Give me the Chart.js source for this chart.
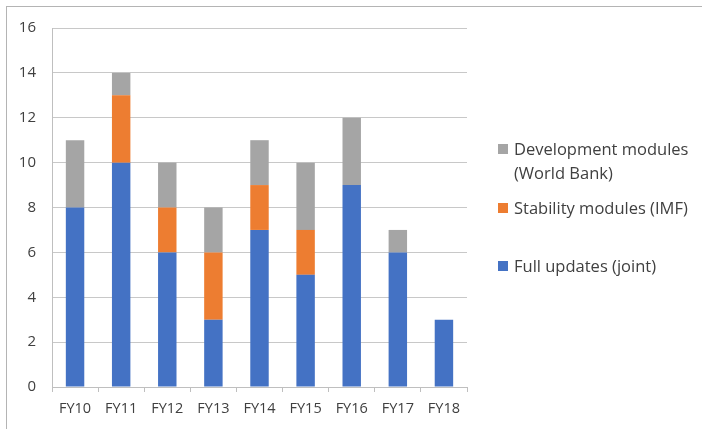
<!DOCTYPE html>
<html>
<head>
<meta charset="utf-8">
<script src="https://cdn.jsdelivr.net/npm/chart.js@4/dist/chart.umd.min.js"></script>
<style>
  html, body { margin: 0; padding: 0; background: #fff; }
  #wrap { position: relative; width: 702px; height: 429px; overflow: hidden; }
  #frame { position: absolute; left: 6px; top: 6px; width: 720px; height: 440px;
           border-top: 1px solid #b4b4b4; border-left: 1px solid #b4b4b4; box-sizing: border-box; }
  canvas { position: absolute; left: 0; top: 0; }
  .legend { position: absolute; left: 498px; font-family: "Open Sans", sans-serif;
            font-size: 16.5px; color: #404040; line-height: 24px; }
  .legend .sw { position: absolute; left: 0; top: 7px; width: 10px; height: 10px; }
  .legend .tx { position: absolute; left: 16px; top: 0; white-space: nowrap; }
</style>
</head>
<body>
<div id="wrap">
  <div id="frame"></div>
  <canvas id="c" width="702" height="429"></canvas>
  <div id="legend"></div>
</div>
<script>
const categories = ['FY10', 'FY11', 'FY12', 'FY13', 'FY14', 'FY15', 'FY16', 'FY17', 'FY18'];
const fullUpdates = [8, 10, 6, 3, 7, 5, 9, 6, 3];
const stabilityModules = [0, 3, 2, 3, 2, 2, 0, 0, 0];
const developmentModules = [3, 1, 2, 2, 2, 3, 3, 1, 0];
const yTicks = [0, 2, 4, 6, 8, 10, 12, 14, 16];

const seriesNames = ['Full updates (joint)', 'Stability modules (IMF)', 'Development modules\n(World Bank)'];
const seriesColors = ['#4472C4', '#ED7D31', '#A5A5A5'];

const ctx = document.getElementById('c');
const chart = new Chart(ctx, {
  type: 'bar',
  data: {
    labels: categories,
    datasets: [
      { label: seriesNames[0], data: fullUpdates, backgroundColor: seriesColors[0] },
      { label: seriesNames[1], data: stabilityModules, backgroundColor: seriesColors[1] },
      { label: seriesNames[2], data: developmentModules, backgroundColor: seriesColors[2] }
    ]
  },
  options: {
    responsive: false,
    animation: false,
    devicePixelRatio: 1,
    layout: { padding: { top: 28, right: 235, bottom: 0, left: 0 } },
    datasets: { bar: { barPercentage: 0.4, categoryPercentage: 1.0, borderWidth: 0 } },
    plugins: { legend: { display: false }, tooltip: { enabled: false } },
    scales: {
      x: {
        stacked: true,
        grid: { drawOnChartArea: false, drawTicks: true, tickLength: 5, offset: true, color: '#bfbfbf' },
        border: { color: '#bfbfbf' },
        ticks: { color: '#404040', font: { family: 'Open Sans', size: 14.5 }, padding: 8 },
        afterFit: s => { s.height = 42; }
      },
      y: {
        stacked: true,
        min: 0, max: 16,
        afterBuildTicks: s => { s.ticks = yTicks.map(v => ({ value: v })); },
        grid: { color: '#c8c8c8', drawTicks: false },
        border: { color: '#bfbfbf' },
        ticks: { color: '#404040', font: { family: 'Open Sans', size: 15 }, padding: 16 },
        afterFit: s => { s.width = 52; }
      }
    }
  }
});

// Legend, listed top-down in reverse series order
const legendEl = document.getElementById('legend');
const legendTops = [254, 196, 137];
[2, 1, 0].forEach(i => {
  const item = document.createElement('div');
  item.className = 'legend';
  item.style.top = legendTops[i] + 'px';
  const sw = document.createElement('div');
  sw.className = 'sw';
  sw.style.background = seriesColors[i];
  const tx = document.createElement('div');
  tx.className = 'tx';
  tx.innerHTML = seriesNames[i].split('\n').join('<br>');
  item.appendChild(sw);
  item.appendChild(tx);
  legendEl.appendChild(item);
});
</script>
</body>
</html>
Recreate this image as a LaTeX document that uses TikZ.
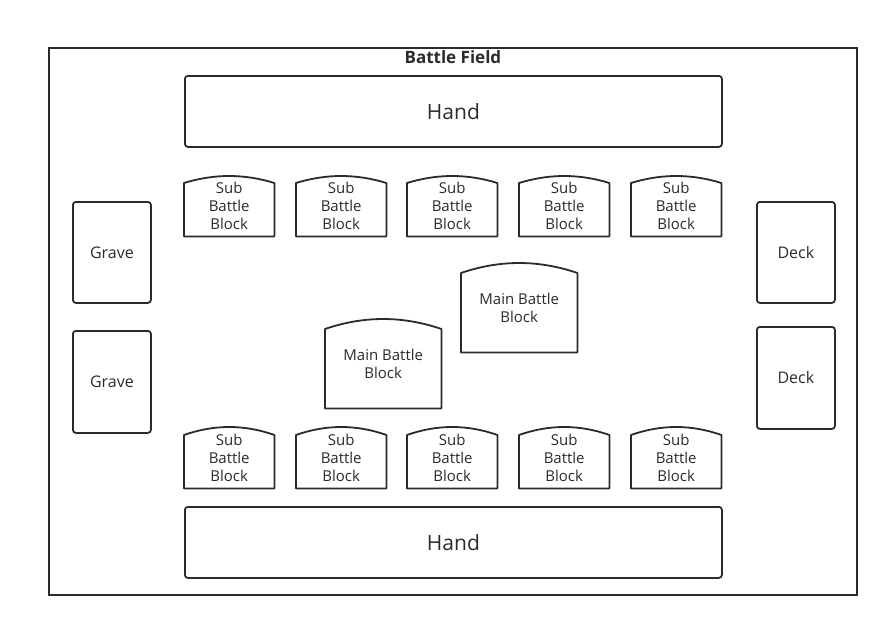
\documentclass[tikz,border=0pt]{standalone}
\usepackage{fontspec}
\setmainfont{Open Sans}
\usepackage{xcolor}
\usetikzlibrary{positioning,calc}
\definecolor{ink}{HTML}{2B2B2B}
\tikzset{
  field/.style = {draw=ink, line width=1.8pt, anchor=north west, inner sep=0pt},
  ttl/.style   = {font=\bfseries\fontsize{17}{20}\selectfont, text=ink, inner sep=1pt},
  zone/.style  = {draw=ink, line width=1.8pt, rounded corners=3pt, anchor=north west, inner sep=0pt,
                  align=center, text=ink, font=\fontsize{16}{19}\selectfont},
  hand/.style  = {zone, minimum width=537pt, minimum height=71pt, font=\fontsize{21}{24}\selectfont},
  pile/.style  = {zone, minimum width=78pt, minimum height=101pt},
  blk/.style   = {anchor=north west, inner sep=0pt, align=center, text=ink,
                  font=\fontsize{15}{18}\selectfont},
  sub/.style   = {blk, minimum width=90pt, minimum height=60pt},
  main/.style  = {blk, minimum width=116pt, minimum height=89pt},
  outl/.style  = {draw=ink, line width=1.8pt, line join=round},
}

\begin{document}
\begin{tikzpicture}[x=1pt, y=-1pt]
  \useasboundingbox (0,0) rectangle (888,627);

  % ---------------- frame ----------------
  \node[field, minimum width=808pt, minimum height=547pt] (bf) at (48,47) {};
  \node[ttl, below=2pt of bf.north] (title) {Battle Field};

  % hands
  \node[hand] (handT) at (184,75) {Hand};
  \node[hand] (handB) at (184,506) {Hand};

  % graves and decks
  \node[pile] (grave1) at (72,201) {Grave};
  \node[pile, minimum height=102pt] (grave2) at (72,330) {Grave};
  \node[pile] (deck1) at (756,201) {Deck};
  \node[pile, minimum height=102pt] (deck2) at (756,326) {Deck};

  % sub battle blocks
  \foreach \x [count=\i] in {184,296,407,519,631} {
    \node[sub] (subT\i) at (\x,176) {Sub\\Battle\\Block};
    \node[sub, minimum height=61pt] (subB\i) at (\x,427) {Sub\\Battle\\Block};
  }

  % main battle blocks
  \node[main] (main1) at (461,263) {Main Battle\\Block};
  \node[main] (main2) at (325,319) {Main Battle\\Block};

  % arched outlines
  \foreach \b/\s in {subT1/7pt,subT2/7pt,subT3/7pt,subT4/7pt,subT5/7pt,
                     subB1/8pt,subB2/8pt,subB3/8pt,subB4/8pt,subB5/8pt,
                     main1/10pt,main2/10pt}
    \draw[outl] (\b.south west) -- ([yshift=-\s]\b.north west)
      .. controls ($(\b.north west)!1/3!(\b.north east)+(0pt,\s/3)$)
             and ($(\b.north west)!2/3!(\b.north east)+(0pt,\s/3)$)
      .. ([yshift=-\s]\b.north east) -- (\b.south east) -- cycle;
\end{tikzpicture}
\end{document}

> [To do]:
Give every line back word for word and leave the pictures out.

> [Result of this task]:
Give me the Chart.js source for this chart.
<!DOCTYPE html>
<html>
<head>
<meta charset="utf-8">
<script src="https://cdn.jsdelivr.net/npm/chart.js@4/dist/chart.umd.min.js"></script>
<style>
  html, body { margin: 0; padding: 0; background: #fff; }
  #wrap { position: relative; width: 702px; height: 429px; overflow: hidden; }
  #frame { position: absolute; left: 6px; top: 6px; width: 720px; height: 440px;
           border-top: 1px solid #b4b4b4; border-left: 1px solid #b4b4b4; box-sizing: border-box; }
  canvas { position: absolute; left: 0; top: 0; }
  .legend { position: absolute; left: 498px; font-family: "Open Sans", sans-serif;
            font-size: 16.5px; color: #404040; line-height: 24px; }
  .legend .sw { position: absolute; left: 0; top: 7px; width: 10px; height: 10px; }
  .legend .tx { position: absolute; left: 16px; top: 0; white-space: nowrap; }
</style>
</head>
<body>
<div id="wrap">
  <div id="frame"></div>
  <canvas id="c" width="702" height="429"></canvas>
  <div id="legend"></div>
</div>
<script>
const categories = ['FY10', 'FY11', 'FY12', 'FY13', 'FY14', 'FY15', 'FY16', 'FY17', 'FY18'];
const fullUpdates = [8, 10, 6, 3, 7, 5, 9, 6, 3];
const stabilityModules = [0, 3, 2, 3, 2, 2, 0, 0, 0];
const developmentModules = [3, 1, 2, 2, 2, 3, 3, 1, 0];
const yTicks = [0, 2, 4, 6, 8, 10, 12, 14, 16];

const seriesNames = ['Full updates (joint)', 'Stability modules (IMF)', 'Development modules\n(World Bank)'];
const seriesColors = ['#4472C4', '#ED7D31', '#A5A5A5'];

const ctx = document.getElementById('c');
const chart = new Chart(ctx, {
  type: 'bar',
  data: {
    labels: categories,
    datasets: [
      { label: seriesNames[0], data: fullUpdates, backgroundColor: seriesColors[0] },
      { label: seriesNames[1], data: stabilityModules, backgroundColor: seriesColors[1] },
      { label: seriesNames[2], data: developmentModules, backgroundColor: seriesColors[2] }
    ]
  },
  options: {
    responsive: false,
    animation: false,
    devicePixelRatio: 1,
    layout: { padding: { top: 28, right: 235, bottom: 0, left: 0 } },
    datasets: { bar: { barPercentage: 0.4, categoryPercentage: 1.0, borderWidth: 0 } },
    plugins: { legend: { display: false }, tooltip: { enabled: false } },
    scales: {
      x: {
        stacked: true,
        grid: { drawOnChartArea: false, drawTicks: true, tickLength: 5, offset: true, color: '#bfbfbf' },
        border: { color: '#bfbfbf' },
        ticks: { color: '#404040', font: { family: 'Open Sans', size: 14.5 }, padding: 8 },
        afterFit: s => { s.height = 42; }
      },
      y: {
        stacked: true,
        min: 0, max: 16,
        afterBuildTicks: s => { s.ticks = yTicks.map(v => ({ value: v })); },
        grid: { color: '#c8c8c8', drawTicks: false },
        border: { color: '#bfbfbf' },
        ticks: { color: '#404040', font: { family: 'Open Sans', size: 15 }, padding: 16 },
        afterFit: s => { s.width = 52; }
      }
    }
  }
});

// Legend, listed top-down in reverse series order
const legendEl = document.getElementById('legend');
const legendTops = [254, 196, 137];
[2, 1, 0].forEach(i => {
  const item = document.createElement('div');
  item.className = 'legend';
  item.style.top = legendTops[i] + 'px';
  const sw = document.createElement('div');
  sw.className = 'sw';
  sw.style.background = seriesColors[i];
  const tx = document.createElement('div');
  tx.className = 'tx';
  tx.innerHTML = seriesNames[i].split('\n').join('<br>');
  item.appendChild(sw);
  item.appendChild(tx);
  legendEl.appendChild(item);
});
</script>
</body>
</html>
Recreate this image as a LaTeX document that uses TikZ.
\documentclass[tikz,border=0pt]{standalone}
\usepackage{fontspec}
\setmainfont{Open Sans}
\usepackage{xcolor}
\usetikzlibrary{positioning,calc}
\definecolor{ink}{HTML}{2B2B2B}
\tikzset{
  field/.style = {draw=ink, line width=1.8pt, anchor=north west, inner sep=0pt},
  ttl/.style   = {font=\bfseries\fontsize{17}{20}\selectfont, text=ink, inner sep=1pt},
  zone/.style  = {draw=ink, line width=1.8pt, rounded corners=3pt, anchor=north west, inner sep=0pt,
                  align=center, text=ink, font=\fontsize{16}{19}\selectfont},
  hand/.style  = {zone, minimum width=537pt, minimum height=71pt, font=\fontsize{21}{24}\selectfont},
  pile/.style  = {zone, minimum width=78pt, minimum height=101pt},
  blk/.style   = {anchor=north west, inner sep=0pt, align=center, text=ink,
                  font=\fontsize{15}{18}\selectfont},
  sub/.style   = {blk, minimum width=90pt, minimum height=60pt},
  main/.style  = {blk, minimum width=116pt, minimum height=89pt},
  outl/.style  = {draw=ink, line width=1.8pt, line join=round},
}

\begin{document}
\begin{tikzpicture}[x=1pt, y=-1pt]
  \useasboundingbox (0,0) rectangle (888,627);

  % ---------------- frame ----------------
  \node[field, minimum width=808pt, minimum height=547pt] (bf) at (48,47) {};
  \node[ttl, below=2pt of bf.north] (title) {Battle Field};

  % hands
  \node[hand] (handT) at (184,75) {Hand};
  \node[hand] (handB) at (184,506) {Hand};

  % graves and decks
  \node[pile] (grave1) at (72,201) {Grave};
  \node[pile, minimum height=102pt] (grave2) at (72,330) {Grave};
  \node[pile] (deck1) at (756,201) {Deck};
  \node[pile, minimum height=102pt] (deck2) at (756,326) {Deck};

  % sub battle blocks
  \foreach \x [count=\i] in {184,296,407,519,631} {
    \node[sub] (subT\i) at (\x,176) {Sub\\Battle\\Block};
    \node[sub, minimum height=61pt] (subB\i) at (\x,427) {Sub\\Battle\\Block};
  }

  % main battle blocks
  \node[main] (main1) at (461,263) {Main Battle\\Block};
  \node[main] (main2) at (325,319) {Main Battle\\Block};

  % arched outlines
  \foreach \b/\s in {subT1/7pt,subT2/7pt,subT3/7pt,subT4/7pt,subT5/7pt,
                     subB1/8pt,subB2/8pt,subB3/8pt,subB4/8pt,subB5/8pt,
                     main1/10pt,main2/10pt}
    \draw[outl] (\b.south west) -- ([yshift=-\s]\b.north west)
      .. controls ($(\b.north west)!1/3!(\b.north east)+(0pt,\s/3)$)
             and ($(\b.north west)!2/3!(\b.north east)+(0pt,\s/3)$)
      .. ([yshift=-\s]\b.north east) -- (\b.south east) -- cycle;
\end{tikzpicture}
\end{document}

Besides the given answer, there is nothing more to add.